The right issues were identified, but they were described in academic terms (“common core state standards,” “blended learning”) many parents might not understand.
Still, even with plenty of time to get on board, the “choir” isn’t responding. That’s because most low-income families affected and targeted by these issues are likely too busy working to pay close attention or are more focused on other pressing school needs.
Let’s say we asked them to list their educational priorities. What would that list look like? I believe it would be inspired by the shortcomings and broken dreams of the parents’ lives and the “ideal” of the American dream they witness in homes and communities where they work and the affluent neighborhoods they sometimes travel.
Based on what parents from Bridgeport, Conn. to Birmingham, Ala., and from Minneapolis to Seattle and San Francisco have shared, here is what their dreams for their children look like:
- Schools that are oases from social ills where children are safe from violence, low expectations and damaging stereotypes that dull the spirit and accelerate failure. These schools feed children when they are hungry and respect racial and cultural differences.
- Up-to-date facilities, with welcoming classrooms equipped with modern technology. Like affluent public and private suburban classrooms, class size is small — not only because small means more effective, but because it gives students the opportunity to cultivate strong and positive relationships with teachers and peers.
- Talented and experienced teachers with high expectations who know how to accelerate achievement, even for low-income students with limited enrichment opportunities at home, and where teachers join collaboratively with their students in learning and teaching.
- Principals they trust, who lead with their hearts and minds and focus on the needs of all students as they maintain a relentless focus on improving instruction. These leaders enable all staff in the school on a daily basis to look for those teachable moments which guide rather than deny the unique potential of each student.
- Exposure to schoolchildren with different world perspectives so that respect for different cultural experience is enabled and used to enrich learning, curiosity, kindness and real-world applications.
- Schools connected to a network of community and health services to help ensure their children come to school daily, ready to learn, and eager to explore collaboratively in the journey of discovery.
- Schools that welcome, embrace and give students the support and confidence they need to succeed – from the early years and beyond.
- Creativity, world perspectives, American values, problem-solving opportunities, and critical and reflective thinking skills taught through the arts as well as traditional subject matter.
When these parents’ notions for education are met, great things can begin to happen.
Thanks to interventions guided by neuroscience and targeted investments, we have seen low-income, nonwhite students – many from immigrant families – given such opportunities in Eden Prairie, Minn.; San Francisco; East Allen, Ind.; Bridgeport, Conn.; and other locations.

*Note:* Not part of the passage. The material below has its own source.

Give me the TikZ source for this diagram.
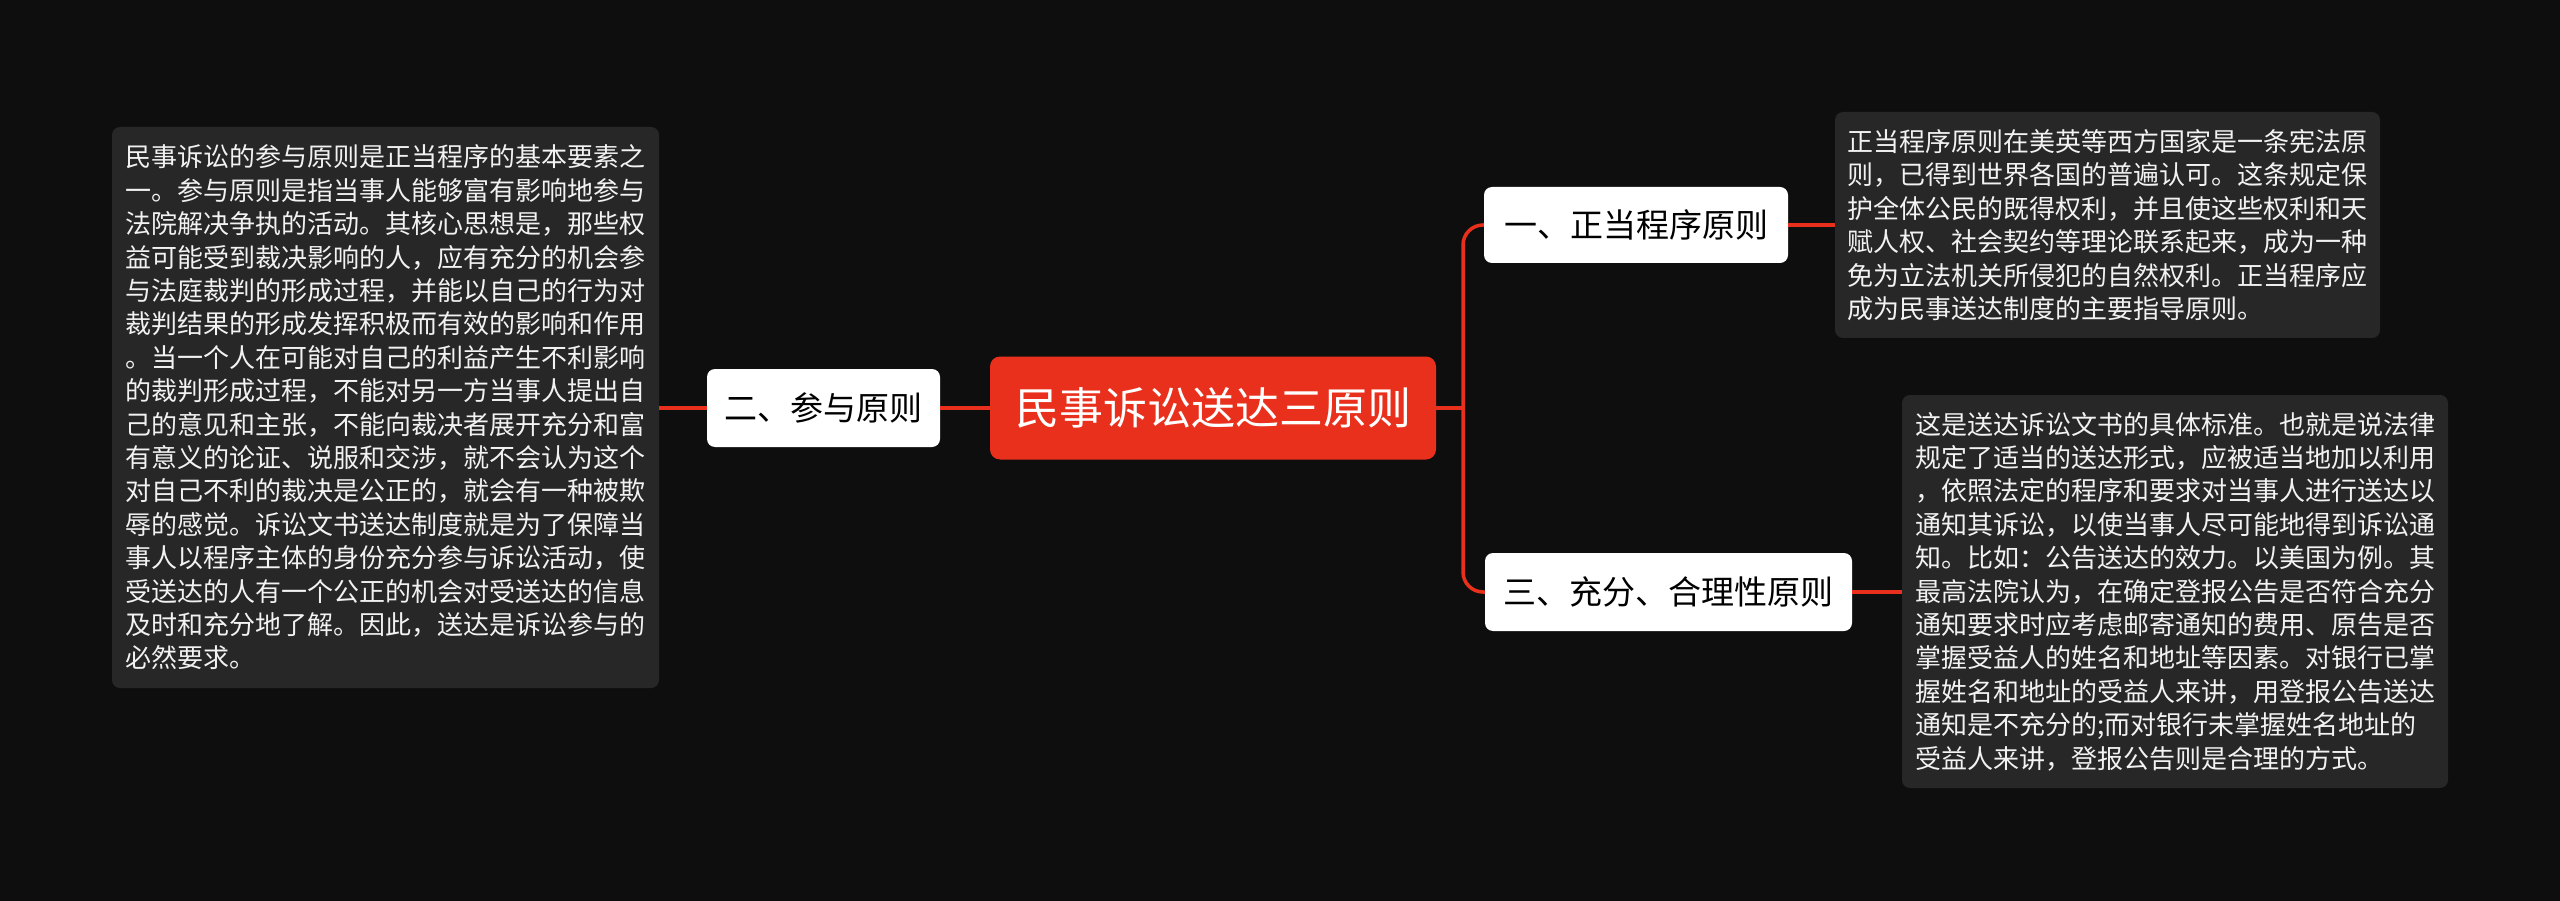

Neuroscience teaches us students know more than they think they know, so schools must draw out that knowledge – especially with students demoralized by low test scores. To do this, professional development must help principals and teachers confront and raise expectations that are often too low for too many students. Teachers need to believe they can project and model high expectations simply by telling stories about successful people, creating opportunities for students to succeed, and using words such as “succeed” “master” and “achieve” to convey confidence. (Compare those to terms such as “at-risk” “low-performing” or “fail” that students in struggling schools are more likely to hear.)
Interventions also seek to make students more engaged by linking classroom lessons to their interests, using examples from their lives, and framing lessons around big concepts such as good and evil. Vocabulary development becomes a daily activity supported with rhyming, contextualization and retention exercises that build on what students know. Students also need opportunities to shine, so teachers let students narrate, record findings, lead problem-solving discussions, or even help develop lesson plans. All students do more when lessons are meaningful, more is expected, and they are set up to succeed.
Guess what happens when these interventions are in place? These students soar. In Eden Prairie, for example, African-American and Latino students improved reading scores by more than 50 percent on state tests from 2008-2011. Visitacion Valley Middle School in San Francisco went from the district’s lowest-performing middle school a decade ago to a standout school in which all student groups made double-digit gains on recent state assessments.
In 2000, Beardsley Elementary School in Bridgeport was one of the district’s lowest performers and designated in need of improvement by the state. Today, in grade 6, for example, 94 percent of students scored at or above proficiency in math and 85 percent scored at or above proficiency in writing. During the 2010 - 2011 school year in East Allen, Southwick Elementary School went from probation status to 100 percent meeting adequate yearly progress.
When seen exclusively through the eyes of policymakers, our nation’s educational priorities are uninspiring to most parents. Unless they offer new ways of discussing and approaching education on a daily basis, these priorities will be irrelevant to parents in low-income communities.
Our educational priorities must address issues that matter most to these parents now, maximize their children’s educational opportunities, and raise prospects for a better future for all of us.